Stated problem:
From the listing that follows, output everything exactly except the pictures.

+++ Dataset extract +++

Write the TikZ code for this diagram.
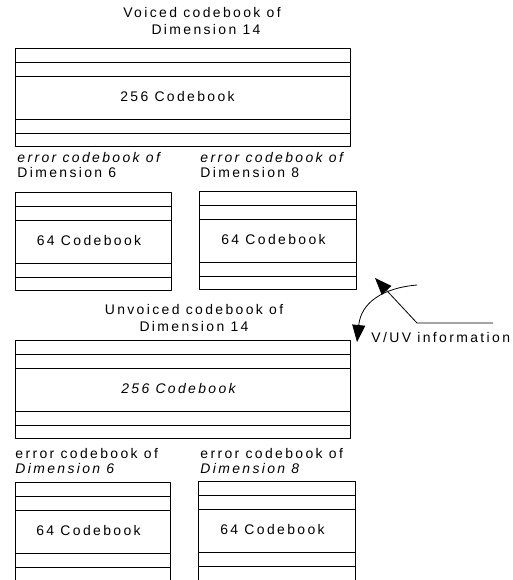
\documentclass[tikz,border=0pt]{standalone}
\usepackage{fontspec}
\setmainfont{Liberation Sans}[LetterSpace=17]
\usetikzlibrary{arrows.meta}

\begin{document}
\begin{tikzpicture}[x=1bp, y=-1bp, line width=0.8bp, line join=round, >={Triangle[length=17bp,width=13bp]},
		font=\fontsize{14}{17}\selectfont,
		lab/.style={anchor=west, inner sep=0pt, align=left, font=\fontsize{14}{16}\selectfont},
		ttl/.style={inner sep=0pt, align=center}]
	\clip (0,0) rectangle (513,580);
	% codebooks: name/left/top/right/height
	\foreach \n/\l/\t/\r/\h in {V/15/48/350/98, Ve/15/192/171/98, Vf/199/191/356/98, U/15/340/350/98, Ue/15/482/170/110, Uf/198/481/355/110} {
		\draw (\l,\t) rectangle (\r,\t+\h);
		\foreach \d in {14,28,71,85} \draw (\l,\t+\d) -- (\r,\t+\d);
		\coordinate (\n) at ({(\l+\r)/2},\t+49);
	}
	% titles
	\node[ttl] (Vt) at (202,21) {Voiced codebook of\\\hspace*{8bp}Dimension 14};
	\node[ttl] (Ut) at (194,318) {Unvoiced codebook of\\Dimension 14};
	\node[lab] (Vel) at (17,165) {\itshape error codebook of\\Dimension 6};
	\node[lab] (Vfl) at (200,165) {\itshape error codebook of\\Dimension 8};
	\node[lab] (Uel) at (15,461) {error codebook of\\\itshape Dimension 6};
	\node[lab] (Ufl) at (200,461) {error codebook of\\\itshape Dimension 8};
	% codebook sizes
	\node (Vc) at ([xshift=-5bp]V) {256 Codebook};
	\node (Uc) at ([xshift=-4bp]U) {\itshape 256 Codebook};
	\foreach \n in {Ve,Vf,Ue,Uf} \node (\n c) at ([xshift=-4bp]\n) {64 Codebook};
	% V/UV switch
	\node[lab] (info) at (371,338) {V/UV information};
	\coordinate (a1) at (417,285);
	\coordinate (a2) at (357,342);
	\coordinate (b1) at (493,323);
	\coordinate (b2) at (417,323);
	\coordinate (b3) at (375,278);
	\draw[->] (a1) .. controls (382,288) and (361,303) .. (a2);
	\draw[->] (b1) -- (b2) -- (b3);
\end{tikzpicture}
\end{document}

+++

Result for this exercise:
Write the TikZ code for this diagram.
\documentclass[tikz,border=0pt]{standalone}
\usepackage{fontspec}
\setmainfont{Liberation Sans}[LetterSpace=17]
\usetikzlibrary{arrows.meta}

\begin{document}
\begin{tikzpicture}[x=1bp, y=-1bp, line width=0.8bp, line join=round, >={Triangle[length=17bp,width=13bp]},
		font=\fontsize{14}{17}\selectfont,
		lab/.style={anchor=west, inner sep=0pt, align=left, font=\fontsize{14}{16}\selectfont},
		ttl/.style={inner sep=0pt, align=center}]
	\clip (0,0) rectangle (513,580);
	% codebooks: name/left/top/right/height
	\foreach \n/\l/\t/\r/\h in {V/15/48/350/98, Ve/15/192/171/98, Vf/199/191/356/98, U/15/340/350/98, Ue/15/482/170/110, Uf/198/481/355/110} {
		\draw (\l,\t) rectangle (\r,\t+\h);
		\foreach \d in {14,28,71,85} \draw (\l,\t+\d) -- (\r,\t+\d);
		\coordinate (\n) at ({(\l+\r)/2},\t+49);
	}
	% titles
	\node[ttl] (Vt) at (202,21) {Voiced codebook of\\\hspace*{8bp}Dimension 14};
	\node[ttl] (Ut) at (194,318) {Unvoiced codebook of\\Dimension 14};
	\node[lab] (Vel) at (17,165) {\itshape error codebook of\\Dimension 6};
	\node[lab] (Vfl) at (200,165) {\itshape error codebook of\\Dimension 8};
	\node[lab] (Uel) at (15,461) {error codebook of\\\itshape Dimension 6};
	\node[lab] (Ufl) at (200,461) {error codebook of\\\itshape Dimension 8};
	% codebook sizes
	\node (Vc) at ([xshift=-5bp]V) {256 Codebook};
	\node (Uc) at ([xshift=-4bp]U) {\itshape 256 Codebook};
	\foreach \n in {Ve,Vf,Ue,Uf} \node (\n c) at ([xshift=-4bp]\n) {64 Codebook};
	% V/UV switch
	\node[lab] (info) at (371,338) {V/UV information};
	\coordinate (a1) at (417,285);
	\coordinate (a2) at (357,342);
	\coordinate (b1) at (493,323);
	\coordinate (b2) at (417,323);
	\coordinate (b3) at (375,278);
	\draw[->] (a1) .. controls (382,288) and (361,303) .. (a2);
	\draw[->] (b1) -- (b2) -- (b3);
\end{tikzpicture}
\end{document}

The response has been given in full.